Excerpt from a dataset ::
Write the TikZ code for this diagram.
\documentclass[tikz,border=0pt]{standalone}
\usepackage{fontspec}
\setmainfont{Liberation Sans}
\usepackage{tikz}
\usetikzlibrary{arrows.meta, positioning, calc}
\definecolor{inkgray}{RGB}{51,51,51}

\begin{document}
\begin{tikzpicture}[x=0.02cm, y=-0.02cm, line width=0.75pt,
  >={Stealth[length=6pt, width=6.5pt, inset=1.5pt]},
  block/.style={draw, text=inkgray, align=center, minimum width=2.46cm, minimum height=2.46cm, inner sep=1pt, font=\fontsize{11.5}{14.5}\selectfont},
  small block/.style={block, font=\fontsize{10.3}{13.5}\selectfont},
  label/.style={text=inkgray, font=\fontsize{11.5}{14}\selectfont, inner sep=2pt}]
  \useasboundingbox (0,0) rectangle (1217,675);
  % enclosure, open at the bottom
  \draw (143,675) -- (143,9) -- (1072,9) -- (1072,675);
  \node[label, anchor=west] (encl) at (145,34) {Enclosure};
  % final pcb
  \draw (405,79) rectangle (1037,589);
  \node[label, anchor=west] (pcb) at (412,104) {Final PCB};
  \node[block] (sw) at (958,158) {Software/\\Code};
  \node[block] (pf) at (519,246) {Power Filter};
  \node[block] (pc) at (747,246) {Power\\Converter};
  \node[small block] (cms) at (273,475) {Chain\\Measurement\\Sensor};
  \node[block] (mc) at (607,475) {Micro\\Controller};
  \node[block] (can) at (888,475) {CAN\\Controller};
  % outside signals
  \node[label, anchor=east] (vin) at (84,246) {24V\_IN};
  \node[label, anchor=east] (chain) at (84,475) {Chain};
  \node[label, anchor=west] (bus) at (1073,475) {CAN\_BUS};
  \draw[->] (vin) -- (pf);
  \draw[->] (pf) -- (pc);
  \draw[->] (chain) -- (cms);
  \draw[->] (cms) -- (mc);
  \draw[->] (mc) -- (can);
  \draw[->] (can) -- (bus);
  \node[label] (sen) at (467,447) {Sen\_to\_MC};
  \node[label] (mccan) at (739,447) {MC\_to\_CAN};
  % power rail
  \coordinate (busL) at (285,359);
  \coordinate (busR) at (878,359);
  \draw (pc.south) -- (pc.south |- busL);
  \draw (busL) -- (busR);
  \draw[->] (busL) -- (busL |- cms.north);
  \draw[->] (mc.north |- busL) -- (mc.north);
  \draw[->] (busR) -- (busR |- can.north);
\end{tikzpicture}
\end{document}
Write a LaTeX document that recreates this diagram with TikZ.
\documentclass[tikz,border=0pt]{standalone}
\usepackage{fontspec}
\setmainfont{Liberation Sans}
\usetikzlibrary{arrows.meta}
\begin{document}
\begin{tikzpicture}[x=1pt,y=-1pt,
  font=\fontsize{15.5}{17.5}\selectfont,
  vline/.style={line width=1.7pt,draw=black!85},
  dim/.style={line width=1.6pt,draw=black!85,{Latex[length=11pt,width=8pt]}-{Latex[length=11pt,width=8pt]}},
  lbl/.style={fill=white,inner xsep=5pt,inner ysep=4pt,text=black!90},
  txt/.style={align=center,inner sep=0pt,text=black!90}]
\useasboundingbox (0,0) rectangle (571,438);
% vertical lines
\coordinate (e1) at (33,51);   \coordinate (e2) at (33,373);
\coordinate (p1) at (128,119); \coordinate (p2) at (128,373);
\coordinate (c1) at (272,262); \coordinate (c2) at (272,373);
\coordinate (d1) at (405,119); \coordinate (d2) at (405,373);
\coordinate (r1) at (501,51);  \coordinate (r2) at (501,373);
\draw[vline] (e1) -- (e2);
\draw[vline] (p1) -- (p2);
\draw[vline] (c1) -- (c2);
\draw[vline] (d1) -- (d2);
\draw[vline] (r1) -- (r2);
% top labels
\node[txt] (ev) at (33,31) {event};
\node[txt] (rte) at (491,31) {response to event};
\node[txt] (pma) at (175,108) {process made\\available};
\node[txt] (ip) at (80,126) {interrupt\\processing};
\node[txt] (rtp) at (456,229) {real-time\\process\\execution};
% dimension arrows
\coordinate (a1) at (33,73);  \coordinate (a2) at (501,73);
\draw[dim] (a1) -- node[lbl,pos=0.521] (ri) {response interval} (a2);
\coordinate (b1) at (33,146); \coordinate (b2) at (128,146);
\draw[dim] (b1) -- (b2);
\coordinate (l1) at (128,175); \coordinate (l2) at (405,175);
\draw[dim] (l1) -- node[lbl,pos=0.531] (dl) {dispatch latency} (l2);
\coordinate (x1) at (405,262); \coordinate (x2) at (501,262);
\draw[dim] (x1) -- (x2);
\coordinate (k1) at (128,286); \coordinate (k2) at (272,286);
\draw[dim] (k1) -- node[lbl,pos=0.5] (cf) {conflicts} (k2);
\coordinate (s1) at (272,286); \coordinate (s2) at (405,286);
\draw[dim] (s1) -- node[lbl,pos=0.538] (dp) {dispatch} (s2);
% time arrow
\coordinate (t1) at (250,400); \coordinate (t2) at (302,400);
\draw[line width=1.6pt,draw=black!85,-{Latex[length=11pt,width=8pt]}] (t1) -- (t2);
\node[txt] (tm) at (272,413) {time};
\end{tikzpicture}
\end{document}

Description of the task :: Show all lines in the entries above where the word "diagram" appears.

Finished task ::
Write the TikZ code for this diagram.
Write a LaTeX document that recreates this diagram with TikZ.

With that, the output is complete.